* WORK TO DO: Take the lines from the head of the listing through the one bearing "const ticks = [0,10,20,30,40,50,60];" and copy them exactly, leaving every picture out.

* DATASET EXTRACT:
◆ ◆ ◆ ◆ ◆ ◆ ◆

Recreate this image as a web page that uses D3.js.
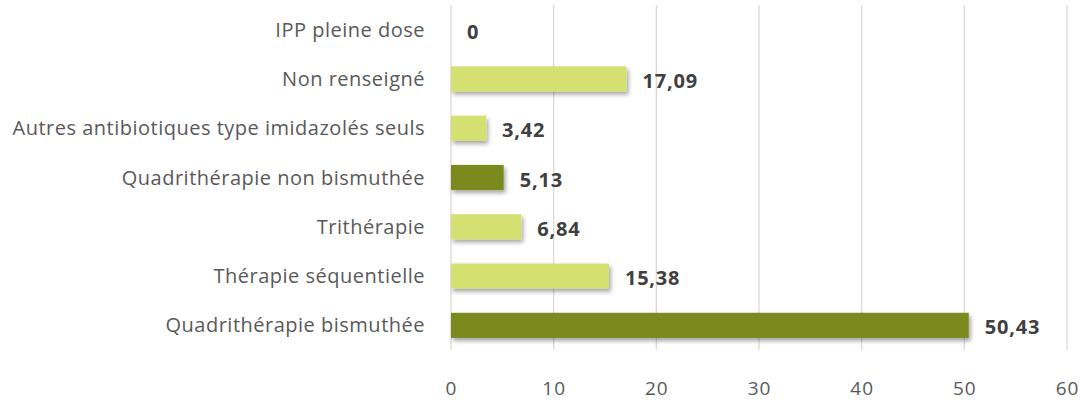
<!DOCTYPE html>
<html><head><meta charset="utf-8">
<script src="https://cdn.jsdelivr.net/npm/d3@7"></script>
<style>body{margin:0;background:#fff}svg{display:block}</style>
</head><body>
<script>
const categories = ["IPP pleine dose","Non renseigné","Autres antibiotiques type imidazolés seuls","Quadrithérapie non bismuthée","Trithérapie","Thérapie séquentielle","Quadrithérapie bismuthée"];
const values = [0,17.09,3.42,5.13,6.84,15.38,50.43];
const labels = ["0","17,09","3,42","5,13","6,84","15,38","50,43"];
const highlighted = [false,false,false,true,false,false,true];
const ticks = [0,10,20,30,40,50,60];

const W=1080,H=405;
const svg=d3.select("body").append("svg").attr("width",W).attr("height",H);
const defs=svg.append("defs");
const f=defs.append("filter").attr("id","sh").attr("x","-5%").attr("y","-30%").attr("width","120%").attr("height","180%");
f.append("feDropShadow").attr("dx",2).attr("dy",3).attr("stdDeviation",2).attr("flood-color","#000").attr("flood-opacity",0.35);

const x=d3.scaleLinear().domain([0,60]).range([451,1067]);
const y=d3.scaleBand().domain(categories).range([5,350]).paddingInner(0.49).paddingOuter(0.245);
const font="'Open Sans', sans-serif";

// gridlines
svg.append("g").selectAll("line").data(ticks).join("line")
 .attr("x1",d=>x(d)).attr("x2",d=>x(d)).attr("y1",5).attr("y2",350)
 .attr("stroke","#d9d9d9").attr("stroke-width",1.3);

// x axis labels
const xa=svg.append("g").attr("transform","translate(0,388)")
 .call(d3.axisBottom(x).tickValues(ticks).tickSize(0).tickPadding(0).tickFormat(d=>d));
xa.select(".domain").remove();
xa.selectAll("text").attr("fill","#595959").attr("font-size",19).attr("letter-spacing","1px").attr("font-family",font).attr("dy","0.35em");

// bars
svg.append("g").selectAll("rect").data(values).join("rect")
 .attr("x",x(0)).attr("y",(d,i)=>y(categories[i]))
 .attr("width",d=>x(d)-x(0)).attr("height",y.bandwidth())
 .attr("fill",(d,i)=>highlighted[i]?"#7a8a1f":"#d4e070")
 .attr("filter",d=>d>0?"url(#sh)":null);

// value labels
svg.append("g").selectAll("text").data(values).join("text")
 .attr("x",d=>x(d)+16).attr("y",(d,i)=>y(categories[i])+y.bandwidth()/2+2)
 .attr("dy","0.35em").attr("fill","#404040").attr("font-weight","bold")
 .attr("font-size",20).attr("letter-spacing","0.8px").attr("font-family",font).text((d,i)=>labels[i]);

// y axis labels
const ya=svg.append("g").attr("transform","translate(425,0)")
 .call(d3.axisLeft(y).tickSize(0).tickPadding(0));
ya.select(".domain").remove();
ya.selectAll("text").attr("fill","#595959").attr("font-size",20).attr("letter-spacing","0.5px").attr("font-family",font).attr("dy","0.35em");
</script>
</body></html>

◆ ◆ ◆ ◆ ◆ ◆ ◆

* TASK RESPONSE:
Recreate this image as a web page that uses D3.js.
<!DOCTYPE html>
<html><head><meta charset="utf-8">
<script src="https://cdn.jsdelivr.net/npm/d3@7"></script>
<style>body{margin:0;background:#fff}svg{display:block}</style>
</head><body>
<script>
const categories = ["IPP pleine dose","Non renseigné","Autres antibiotiques type imidazolés seuls","Quadrithérapie non bismuthée","Trithérapie","Thérapie séquentielle","Quadrithérapie bismuthée"];
const values = [0,17.09,3.42,5.13,6.84,15.38,50.43];
const labels = ["0","17,09","3,42","5,13","6,84","15,38","50,43"];
const highlighted = [false,false,false,true,false,false,true];
const ticks = [0,10,20,30,40,50,60];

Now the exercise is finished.